It's been about three years since San Diego's five major hospitals first convened to discuss sharing electronic medical record data in an effort to improve diagnoses, reduce errors and improve the quality of patient care. The group held several meetings and entered discussions with a vendor as a possible corporate sponsor -- and that was that.
"It really didn't go anywhere," says Dr. Joshua Lee, medical director of information services at the University of California, San Diego, Medical Center, one of the participants in the EMR discussion. While the system would have had a clear public health benefit, it was not in each hospital's economic self-interest to pursue it. "The financial and oversight responsibility would fall on the medical centers, even though it's a very intangible benefit to the medical centers," says Lee.

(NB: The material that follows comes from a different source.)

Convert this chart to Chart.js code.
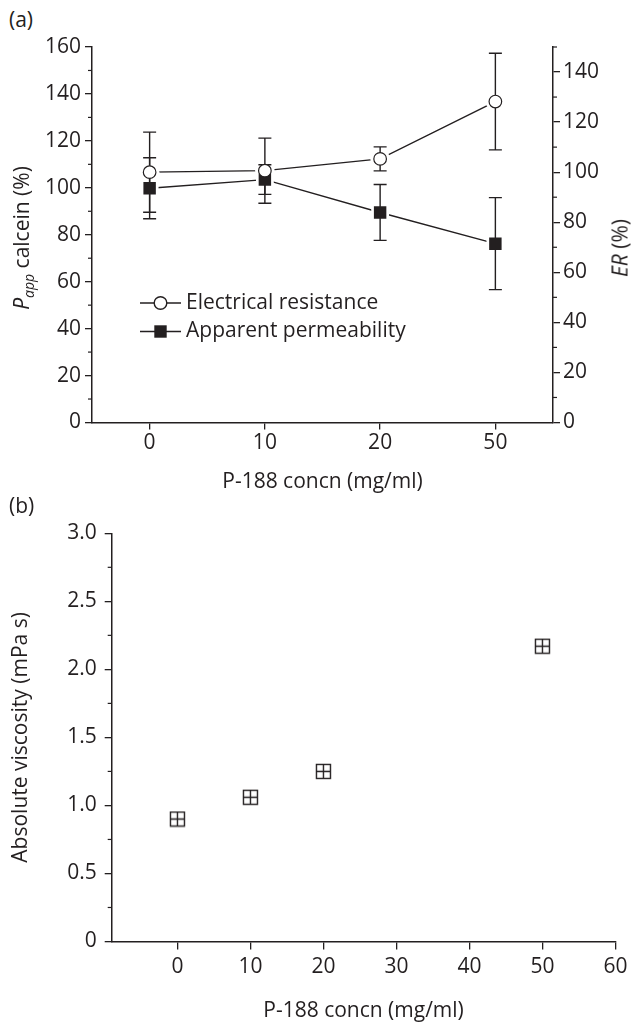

Today, if a child who is a UCSD patient at the pediatric clinic is admitted to the emergency room at Sharp Memorial Hospital down the road, the only way the ER doctor can view that child's known medical problems, allergies, prescriptions and other health data is by calling UCSD HealthCare, making a records request, and waiting for the information to be printed and either faxed or physically delivered on paper. Conversely, any treatments or medications given at Sharp won't be entered into the patient's EMR in the UCSD system. "It's not like we don't share on paper, but we don't institutionally share data," says Lee.
The situation in San Diego is the norm rather than the exception, but it doesn't have to be that way. "We have had the technology to do this for 30 years," says Shaun Grannis, medical informatics researcher at the Regenstrief Institute, an Indianapolis-based research organization that spearheaded a metropolitan health information exchange in its home city. One of the first US regional exchanges, the Indianapolis system is used by 34 health care providers.
Rather than requiring member providers to change their internal systems, the institute wrote middleware that integrates data from all of those proprietary systems and organizes it into a single data model. "We wrote the interface engines that do all of this stuff," says Grannis. If members simply want to view integrated patient data, they log into the community electronic health record (EHR) Web site. Alternately, the institute can push data out to providers that have their own EMR systems.
Ultimately, technology isn't the problem. Granted, the health care industry has been held back by loose and overlapping technical standards and by poor interoperability among the different types of health information systems sold by hundreds of vendors. But the biggest obstacle may be a payment model that offers little financial incentive for most health care providers to invest in using electronic records internally, let alone share them with other providers.
Electronic records systems do yield some savings, particularly in the area of filing, but the savings often aren't enough to justify the cost -- especially for single-physician and small group practices, which make up more than half of the health care services in the US.
Even in Indianapolis, there is no viable long-term business model for the health information exchange, and not all members have their own EMR systems. "We are largely grant-funded," Grannis says. Once those grants come to an end, other revenue sources must be found to sustain the programs.